"I can has cheezburger?"
That line, immortalised by an inquisitive cat, is more than just a funny image. It represents a cultural shift – the ICHC site was an integral factor in the monetisation of memes and, as a result, changing the way we digest content.
The site took meme culture out of the chatrooms and into your parents’ inboxes. It disrupted everything. ICHC’s former chief executive, Ben Huh, predicted that this would happen. It always happens. It’s like pop music in the 70s and 80s: something genuinely different, something quintessentially counterculture eventually becoming mainstream. Not assimilating with the mainstream. Becoming it. A similar shift can be seen in advertising.
Adland in 2017 is a digital cultural jungle. And while most brands are digitally literate, they often struggle to pick up the nuances of digital culture.
To cut your way through now, you have to assess the lay of the land, get acquainted with it. If not, you’re in a spot of bother. And it’s nothing to do exclusively with age. Unilever chief marketing officer Keith Weed coined many 30-40 year olds the "lost generation" – those who can’t see the forest from the trees when it comes to digital. They’re bluffing in a world populated by 20-something, internet-savvy digital culturalists.
These people have grown up alongside tech – they’ve seen it accelerate, stumble, rise again and so forth. They are the fresh-faced web-kings of digital agencies, whereas brands and above-the-line bodies, who serve them, largely employ traditionally-minded people.
Looking further than advertising, this divide still applies. Zadie Smith described 2010’s The Social Network as "a movie about 2.0 people made by 1.0 people" – it’s observational, top-line stuff, essentially. Contrast this with Catfish, a docufiction released the same year, which was an immersive experience about online culture. It was made by people who truly understood it.
Like music before it, digital culture is becoming the mainstream. When punk emerged on the scene, no one’s parents listened to it – it was underground. Nowadays, with the aid of streaming and the instantaneity of music, everyone can be plugged into everything. People listen to whatever their kids are listening to, and you’re seeing Radiohead on at the same time as Major Lazer at Glastonbury.
This juxtaposition works. Two wildly different offerings housed under the same roof, both brilliant at their jobs. It’s a functional model that brands could certainly apply to their practices going forward. Because – as WPP is learning – keeping everything segmented is not efficient. It slows things down and muddies communication.
There’s no question that brand marketers and traditional agencies are guardians of ‘big ideas’. They understand the business but, more often than not, can’t fully grasp the cultural advancement of technology – they don’t quite see the value. A client once came to me, flustered and confused, about using GIFs and emojis. "Where’s the headline and photo?

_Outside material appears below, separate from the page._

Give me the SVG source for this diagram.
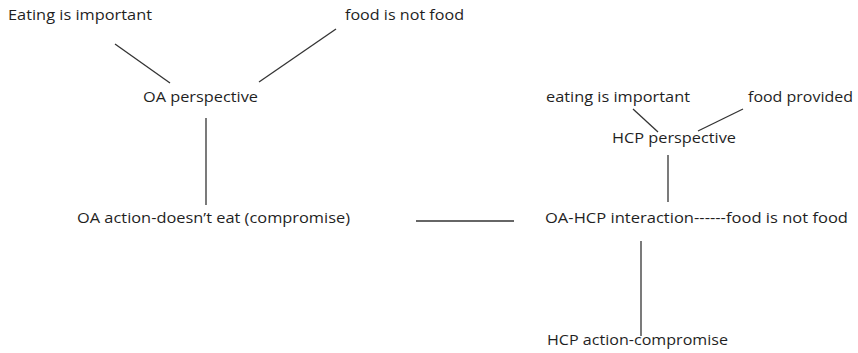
<svg xmlns="http://www.w3.org/2000/svg" width="858" height="353" viewBox="0 0 858 353">
<style>
text{font-family:"Open Sans","Liberation Sans",sans-serif;font-size:14px;fill:#1f1f1f}
.c line{stroke:#333;stroke-width:1.3}
</style>
<rect width="858" height="353" fill="#fff"/>
<g id="connectors" class="c">
<line x1="115" y1="44" x2="170" y2="83"/>
<line x1="336" y1="29" x2="259" y2="82"/>
<line x1="206" y1="118" x2="206" y2="205"/>
<line x1="416" y1="221" x2="514" y2="221"/>
<line x1="641" y1="241" x2="641" y2="336"/>
<line x1="633" y1="109" x2="658" y2="132"/>
<line x1="743" y1="109" x2="698" y2="131"/>
<line x1="668" y1="155" x2="668" y2="202"/>
</g>
<g id="n1"><text x="8" y="20" textLength="144" lengthAdjust="spacingAndGlyphs">Eating is important</text></g>
<g id="n2"><text x="345" y="20" textLength="119" lengthAdjust="spacingAndGlyphs">food is not food</text></g>
<g id="n3"><text x="143" y="102" textLength="115" lengthAdjust="spacingAndGlyphs">OA perspective</text></g>
<g id="n4"><text x="77" y="223" textLength="273" lengthAdjust="spacingAndGlyphs">OA action-doesn’t eat (compromise)</text></g>
<g id="n5"><text x="545" y="223" textLength="303" lengthAdjust="spacingAndGlyphs">OA-HCP interaction------food is not food</text></g>
<g id="n6"><text x="547" y="345" textLength="181" lengthAdjust="spacingAndGlyphs">HCP action-compromise</text></g>
<g id="n7"><text x="546" y="102" textLength="144" lengthAdjust="spacingAndGlyphs">eating is important</text></g>
<g id="n8"><text x="748" y="102" textLength="105" lengthAdjust="spacingAndGlyphs">food provided</text></g>
<g id="n9"><text x="612" y="143" textLength="124" lengthAdjust="spacingAndGlyphs">HCP perspective</text></g>
</svg>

Why don’t they work together?"
That’s because digital culturists are the opposite. They don’t tell you with cleverly crafted ads, they show you with emotion. The role of the visual has changed. It doesn’t complete the words. It enhances them with quick-fire emotion. It’s still a story, just told differently. Much like the style of storytelling. It’s no longer ascending storytelling building to a denouement. It’s descending storytelling, with the punchline delivered in five seconds. It has to be, otherwise no one will stop as they skim through their feeds.
Brands, however, are still incredibly relevant – they tell stories that resonate with consumers, which, in turn, connects them with a dedicated product or service. However, those experienced in brand skills aren't usually digitally cultured. And those who are digitally cultured often have poor brand marketing skills. They’re masters of digital channels but can rarely properly communicate brand ideas. They need traditional marketers and agencies as much as these traditional folk need them.
And herein lies the rub.
There’s still so much potential room for growth, but better integration and collaboration is clearly where it’s at. It allows a dynamic that enables traditional thinkers to focus on what they’re good at: birthing the big brand idea. Meanwhile, letting digital culturalists focus their efforts on structuring the online proposition, and gaining real traction on social channels. This equals a win.
So what does this mean for the future?
If these two opposing ends of the magnet, come together, and – most importantly – unite under one goal, then something really special can happen. Brands can take advantage of digital adspend to usher in a new age of advertising, which emotionally resonates with the consumer.
Campaigns will genuinely cater to customers and we won’t have great ads being jettisoned into nothingness. Nor will we have big budget behemoths hopping onto the hype train and hoping it doesn’t throw them off, à la the endlessly discussed Pepsi/Kendal Jenner slot.
Ultimately, the merging of these two powers will allow for flexibility and repeatable models. People within the agencies can take ideas and duplicate them, slightly altering them for whatever needs must.
Brands still need big ideas, a message. How they tell those ideas has changed forever. With a perfect balance of traditional thinking and digital culturalists, brands can be truly relevant in the modern world.
They can has their cheezburger and eat it.